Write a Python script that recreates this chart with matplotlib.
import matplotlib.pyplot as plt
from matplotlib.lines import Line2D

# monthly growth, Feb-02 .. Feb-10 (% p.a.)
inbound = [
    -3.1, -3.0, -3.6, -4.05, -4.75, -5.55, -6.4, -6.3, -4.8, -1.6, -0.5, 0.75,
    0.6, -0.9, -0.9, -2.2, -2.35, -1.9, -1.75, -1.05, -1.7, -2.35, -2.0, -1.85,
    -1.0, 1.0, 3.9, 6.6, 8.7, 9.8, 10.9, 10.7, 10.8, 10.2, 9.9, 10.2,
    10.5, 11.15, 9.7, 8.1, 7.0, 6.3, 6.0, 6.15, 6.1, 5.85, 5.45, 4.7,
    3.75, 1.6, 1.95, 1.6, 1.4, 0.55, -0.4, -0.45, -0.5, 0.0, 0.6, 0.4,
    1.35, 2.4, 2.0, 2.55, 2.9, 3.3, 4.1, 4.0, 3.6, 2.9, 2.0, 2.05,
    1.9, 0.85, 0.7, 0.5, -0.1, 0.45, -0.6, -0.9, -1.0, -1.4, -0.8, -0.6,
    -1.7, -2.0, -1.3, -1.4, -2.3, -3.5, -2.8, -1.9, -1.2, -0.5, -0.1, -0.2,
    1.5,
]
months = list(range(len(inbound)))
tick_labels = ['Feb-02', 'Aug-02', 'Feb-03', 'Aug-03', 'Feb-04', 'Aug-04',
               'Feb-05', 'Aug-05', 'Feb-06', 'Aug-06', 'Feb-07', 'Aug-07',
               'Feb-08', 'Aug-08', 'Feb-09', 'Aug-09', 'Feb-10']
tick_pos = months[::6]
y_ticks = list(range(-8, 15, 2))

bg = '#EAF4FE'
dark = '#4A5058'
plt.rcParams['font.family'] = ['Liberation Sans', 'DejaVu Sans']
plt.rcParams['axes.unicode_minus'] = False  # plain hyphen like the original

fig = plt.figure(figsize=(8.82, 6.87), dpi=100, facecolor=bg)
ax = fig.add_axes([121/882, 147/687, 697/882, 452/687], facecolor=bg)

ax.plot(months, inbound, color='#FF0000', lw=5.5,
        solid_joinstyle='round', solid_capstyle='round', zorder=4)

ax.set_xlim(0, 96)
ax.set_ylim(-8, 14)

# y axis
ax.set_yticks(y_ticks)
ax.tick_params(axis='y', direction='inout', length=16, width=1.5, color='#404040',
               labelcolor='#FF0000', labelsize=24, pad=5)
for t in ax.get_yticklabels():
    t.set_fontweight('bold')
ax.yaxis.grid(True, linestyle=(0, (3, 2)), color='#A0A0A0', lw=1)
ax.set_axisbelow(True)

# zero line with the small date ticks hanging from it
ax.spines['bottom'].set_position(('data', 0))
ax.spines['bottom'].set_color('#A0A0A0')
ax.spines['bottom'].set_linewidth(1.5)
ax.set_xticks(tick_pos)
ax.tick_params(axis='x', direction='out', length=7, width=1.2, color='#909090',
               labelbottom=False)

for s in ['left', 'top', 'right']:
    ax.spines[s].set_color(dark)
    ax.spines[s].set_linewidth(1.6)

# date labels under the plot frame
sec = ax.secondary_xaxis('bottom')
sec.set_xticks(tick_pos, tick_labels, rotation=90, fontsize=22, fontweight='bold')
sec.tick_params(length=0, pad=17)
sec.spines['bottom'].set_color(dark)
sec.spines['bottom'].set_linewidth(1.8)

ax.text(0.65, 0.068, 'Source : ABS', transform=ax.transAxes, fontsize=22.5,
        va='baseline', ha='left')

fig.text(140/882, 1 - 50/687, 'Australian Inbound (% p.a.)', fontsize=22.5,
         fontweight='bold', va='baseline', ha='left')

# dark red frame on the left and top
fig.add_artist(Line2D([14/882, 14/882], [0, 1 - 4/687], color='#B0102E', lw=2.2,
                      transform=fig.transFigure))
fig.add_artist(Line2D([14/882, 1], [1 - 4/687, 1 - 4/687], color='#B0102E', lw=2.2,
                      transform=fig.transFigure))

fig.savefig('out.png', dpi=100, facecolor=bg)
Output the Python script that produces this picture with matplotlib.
━━━
→ OBJECTIVE: Extract all of the data shown above without alteration.

→ RESPONSE BELOW:
Write a Python script that recreates this chart with matplotlib.
import matplotlib.pyplot as plt
from matplotlib.lines import Line2D

# monthly growth, Feb-02 .. Feb-10 (% p.a.)
inbound = [
    -3.1, -3.0, -3.6, -4.05, -4.75, -5.55, -6.4, -6.3, -4.8, -1.6, -0.5, 0.75,
    0.6, -0.9, -0.9, -2.2, -2.35, -1.9, -1.75, -1.05, -1.7, -2.35, -2.0, -1.85,
    -1.0, 1.0, 3.9, 6.6, 8.7, 9.8, 10.9, 10.7, 10.8, 10.2, 9.9, 10.2,
    10.5, 11.15, 9.7, 8.1, 7.0, 6.3, 6.0, 6.15, 6.1, 5.85, 5.45, 4.7,
    3.75, 1.6, 1.95, 1.6, 1.4, 0.55, -0.4, -0.45, -0.5, 0.0, 0.6, 0.4,
    1.35, 2.4, 2.0, 2.55, 2.9, 3.3, 4.1, 4.0, 3.6, 2.9, 2.0, 2.05,
    1.9, 0.85, 0.7, 0.5, -0.1, 0.45, -0.6, -0.9, -1.0, -1.4, -0.8, -0.6,
    -1.7, -2.0, -1.3, -1.4, -2.3, -3.5, -2.8, -1.9, -1.2, -0.5, -0.1, -0.2,
    1.5,
]
months = list(range(len(inbound)))
tick_labels = ['Feb-02', 'Aug-02', 'Feb-03', 'Aug-03', 'Feb-04', 'Aug-04',
               'Feb-05', 'Aug-05', 'Feb-06', 'Aug-06', 'Feb-07', 'Aug-07',
               'Feb-08', 'Aug-08', 'Feb-09', 'Aug-09', 'Feb-10']
tick_pos = months[::6]
y_ticks = list(range(-8, 15, 2))

bg = '#EAF4FE'
dark = '#4A5058'
plt.rcParams['font.family'] = ['Liberation Sans', 'DejaVu Sans']
plt.rcParams['axes.unicode_minus'] = False  # plain hyphen like the original

fig = plt.figure(figsize=(8.82, 6.87), dpi=100, facecolor=bg)
ax = fig.add_axes([121/882, 147/687, 697/882, 452/687], facecolor=bg)

ax.plot(months, inbound, color='#FF0000', lw=5.5,
        solid_joinstyle='round', solid_capstyle='round', zorder=4)

ax.set_xlim(0, 96)
ax.set_ylim(-8, 14)

# y axis
ax.set_yticks(y_ticks)
ax.tick_params(axis='y', direction='inout', length=16, width=1.5, color='#404040',
               labelcolor='#FF0000', labelsize=24, pad=5)
for t in ax.get_yticklabels():
    t.set_fontweight('bold')
ax.yaxis.grid(True, linestyle=(0, (3, 2)), color='#A0A0A0', lw=1)
ax.set_axisbelow(True)

# zero line with the small date ticks hanging from it
ax.spines['bottom'].set_position(('data', 0))
ax.spines['bottom'].set_color('#A0A0A0')
ax.spines['bottom'].set_linewidth(1.5)
ax.set_xticks(tick_pos)
ax.tick_params(axis='x', direction='out', length=7, width=1.2, color='#909090',
               labelbottom=False)

for s in ['left', 'top', 'right']:
    ax.spines[s].set_color(dark)
    ax.spines[s].set_linewidth(1.6)

# date labels under the plot frame
sec = ax.secondary_xaxis('bottom')
sec.set_xticks(tick_pos, tick_labels, rotation=90, fontsize=22, fontweight='bold')
sec.tick_params(length=0, pad=17)
sec.spines['bottom'].set_color(dark)
sec.spines['bottom'].set_linewidth(1.8)

ax.text(0.65, 0.068, 'Source : ABS', transform=ax.transAxes, fontsize=22.5,
        va='baseline', ha='left')

fig.text(140/882, 1 - 50/687, 'Australian Inbound (% p.a.)', fontsize=22.5,
         fontweight='bold', va='baseline', ha='left')

# dark red frame on the left and top
fig.add_artist(Line2D([14/882, 14/882], [0, 1 - 4/687], color='#B0102E', lw=2.2,
                      transform=fig.transFigure))
fig.add_artist(Line2D([14/882, 1], [1 - 4/687, 1 - 4/687], color='#B0102E', lw=2.2,
                      transform=fig.transFigure))

fig.savefig('out.png', dpi=100, facecolor=bg)
Output the Python script that produces this picture with matplotlib.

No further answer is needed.